Considering they’re only making 160 of them, the suicide doors on the eighty Coach Door Edition Lincoln Continentals to be sold next year have garnered quite a bit of attention.

The use of rear-hinged doors on vehicles dates to the horse age. It seems that sometime in the 1930s the moniker “suicide doors” was applied to them, apparently due to people’s propensity  for falling out of cars in the decades before Ford introduced the seat belt (as an option in 1956). There’s also, at least according to something frequently reproduced online, a connection with gangsters pushing people out of cars — though to my ears, that would be more like homicide doors.

I’m not convinced, though, it’s any easier to fall (or be pushed) out of a car with such doors, other than the fact that aerodynamics will help keep the door open while you’re falling (or being pushed).
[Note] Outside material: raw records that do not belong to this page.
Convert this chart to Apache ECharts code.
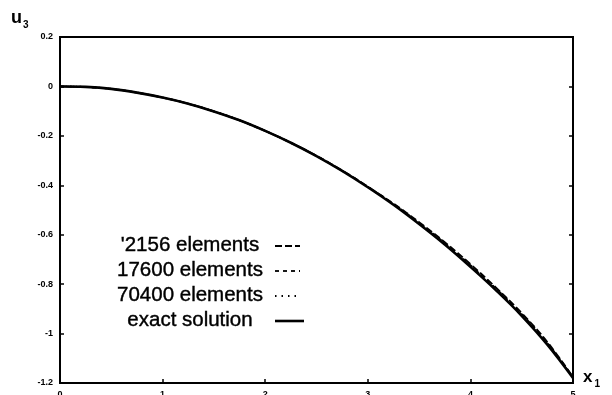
<!DOCTYPE html>
<html><head><meta charset="utf-8">
<script src="https://cdn.jsdelivr.net/npm/echarts@6/dist/echarts.min.js"></script>
<style>html,body{margin:0;padding:0;background:#fff}#c{width:612px;height:395px}</style>
</head><body><div id="c"></div>
<script>
var xs = [0,0.25,0.5,0.75,1,1.25,1.5,1.75,2,2.25,2.5,2.75,3,3.25,3.5,3.75,4,4.25,4.5,4.75,5];
var exact   = [0,-0.002,-0.010,-0.025,-0.045,-0.070,-0.101,-0.137,-0.180,-0.228,-0.282,-0.342,-0.408,-0.479,-0.557,-0.640,-0.730,-0.825,-0.928,-1.045,-1.180];
var el2156  = [0,-0.002,-0.010,-0.025,-0.045,-0.070,-0.101,-0.137,-0.180,-0.228,-0.281,-0.340,-0.405,-0.474,-0.549,-0.630,-0.719,-0.814,-0.917,-1.034,-1.176];
var el17600 = [0,-0.002,-0.010,-0.025,-0.045,-0.070,-0.101,-0.137,-0.180,-0.228,-0.281,-0.341,-0.406,-0.476,-0.552,-0.634,-0.723,-0.818,-0.921,-1.038,-1.177];
var el70400 = [0,-0.002,-0.010,-0.025,-0.045,-0.070,-0.101,-0.137,-0.180,-0.228,-0.282,-0.341,-0.407,-0.477,-0.554,-0.637,-0.726,-0.821,-0.924,-1.041,-1.178];
var legendNames = ["'2156 elements","17600 elements","70400 elements","exact solution"];
var xTicks = [0,1,2,3,4,5];
var yTicks = [0.2,0,-0.2,-0.4,-0.6,-0.8,-1,-1.2];

function pairs(v){ return xs.map(function(x,i){ return [x, v[i]]; }); }

var chart = echarts.init(document.getElementById('c'));
var lineStyles = [
  {type:[7,3], width:1.8},
  {type:[4,4], width:1.8},
  {type:[1.5,5], width:1.8},
  {type:'solid', width:2.6}
];
var dataSets = [el2156, el17600, el70400, exact];
var series = dataSets.map(function(d,i){
  return {name:legendNames[i], type:'line', data:pairs(d), showSymbol:false, smooth:0.4,
    lineStyle:{color:'#000', width:lineStyles[i].width, type:lineStyles[i].type}, z: i===3?5:3};
});

var legendGraphics = [];
var rowY = [245,270,295,320];
legendNames.forEach(function(n,i){
  legendGraphics.push({type:'text', x:190, y:rowY[i], style:{text:n, fill:'#000', font:'20.5px "Liberation Sans", Arial, sans-serif', textAlign:'center', textVerticalAlign:'middle', stroke:'#000', lineWidth:0.4}});
  legendGraphics.push({type:'line', shape:{x1:275, y1:rowY[i]+1, x2:i===3?304:300, y2:rowY[i]+1}, style:{stroke:'#000', lineWidth:lineStyles[i].width, lineDash: i===3?null:lineStyles[i].type}});
});
legendGraphics.push({type:'text', x:11, y:6, style:{rich:{a:{font:'bold 18px "Liberation Sans", Arial',fill:'#000'},b:{font:'bold 10px "Liberation Sans", Arial',fill:'#000',padding:[14,0,0,1]}}, text:'{a|u}{b|3}'}});
legendGraphics.push({type:'text', x:583, y:366, style:{rich:{a:{font:'bold 17px "Liberation Sans", Arial',fill:'#000'},b:{font:'bold 10px "Liberation Sans", Arial',fill:'#000',padding:[13,0,0,2]}}, text:'{a|x}{b|1}'}});

chart.setOption({
  animation:false,
  backgroundColor:'#fff',
  grid:{left:60, right:39, top:37, bottom:12, show:true, borderColor:'#000', borderWidth:2, containLabel:false, outerBoundsMode:'none'},
  xAxis:[{type:'value', min:0, max:5, interval:1, position:'bottom',
    axisLine:{show:true, onZero:false, lineStyle:{color:'#000', width:2}},
    axisTick:{show:true, inside:true, length:4, lineStyle:{color:'#000', width:1.5}},
    axisLabel:{color:'#000', fontSize:9, fontWeight:'bold', margin:7, fontFamily:'Liberation Sans', formatter:function(v){return xTicks.indexOf(v)>=0?String(v):'';}},
    splitLine:{show:false}}],
  yAxis:[{type:'value', min:-1.2, max:0.2, interval:0.2, position:'left',
    axisLine:{show:true, onZero:false, lineStyle:{color:'#000', width:2}},
    axisTick:{show:true, inside:true, length:4, lineStyle:{color:'#000', width:1.5}},
    axisLabel:{color:'#000', fontSize:9, fontWeight:'bold', margin:7, fontFamily:'Liberation Sans', formatter:function(v){var r=Math.round(v*10)/10; return String(r);}},
    splitLine:{show:false}},
    {type:'value', min:-1.2, max:0.2, interval:0.2, position:'right',
    axisLine:{show:true, onZero:false, lineStyle:{color:'#000', width:2}},
    axisTick:{show:true, inside:true, length:4, lineStyle:{color:'#000', width:1.5}},
    axisLabel:{show:false}, splitLine:{show:false}}],
  series:series,
  graphic:legendGraphics
});
</script></body></html>
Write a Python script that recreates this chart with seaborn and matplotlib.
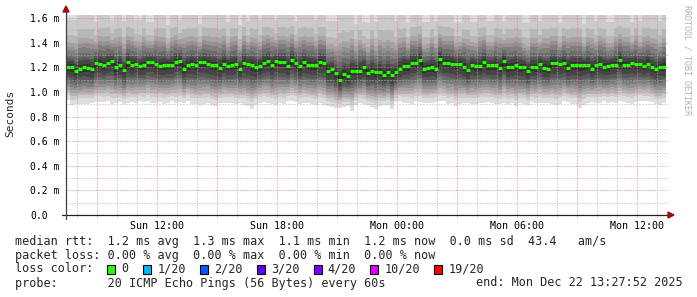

In any case, rear-hinged doors became known as suicide doors, though it seems to have originally been applied to cars with front doors that were hinged at the back, usually two-door coupes or convertibles, like the current Rolls-Royce Dawn and Wraith, not the back doors of a four-door sedan. People aren’t particularly careful about the meanings of words, so in time the term also came to include what were originally called coach doors.

Again dating to the horse age, “coach doors” are when a four-door vehicle has front doors hinged at the front and back doors hinged at the rear. In a horse drawn coach without a car’s B pillar in the way, when both side doors are open, that creates a huge opening and easy entry into the passenger compartment, particularly if you’re a woman wearing a bustled dress with petticoats and skirts.

While the truly iconic 1961 Continental had no B-pillar, for just 80 cars, Ford wasn’t going to completely reengineer the unibody, so the 2020 Coach Door Edition Continental would still hamper a lady wearing a hoop skirt. But, as you can see from the model name, even though the term is in common use, Lincoln’s avoiding the S word.

Even before today’s hypersensitivity, no car company run by sane people would have used the term “suicide doors,” with good reason. Rolls-Royce doesn’t use the term for their production cars and no recent concept vehicle with coach doors has called them suicide doors.

Though no official communications from Lincoln or Ford use the term “suicide doors,” just about every news report on the new Conti called them exactly that. Autoweek, Road & Track, used the term in their tweets about the car. CNN, Fox News, and CBS News all used “suicide doors” in their headlines. Since few people these days seem to actually read, the Twitter mob was provoked by the headlines to inveigh against the automaker for being insensitive about suicide, even though Lincoln isn’t using the word.

Some implicitly criticized the auto industry for the design itself, due to its supposed association with suicide.

I’m tempted to say these are an example of Poe’s Law, but I’m pretty sure these guys were joking.

Interestingly, none of the folks outraged about Lincoln’s non-existent faux-pas used their tweets to mention that the National Suicide Prevention Lifeline is 1-800-273-8255 (800-273-TALK).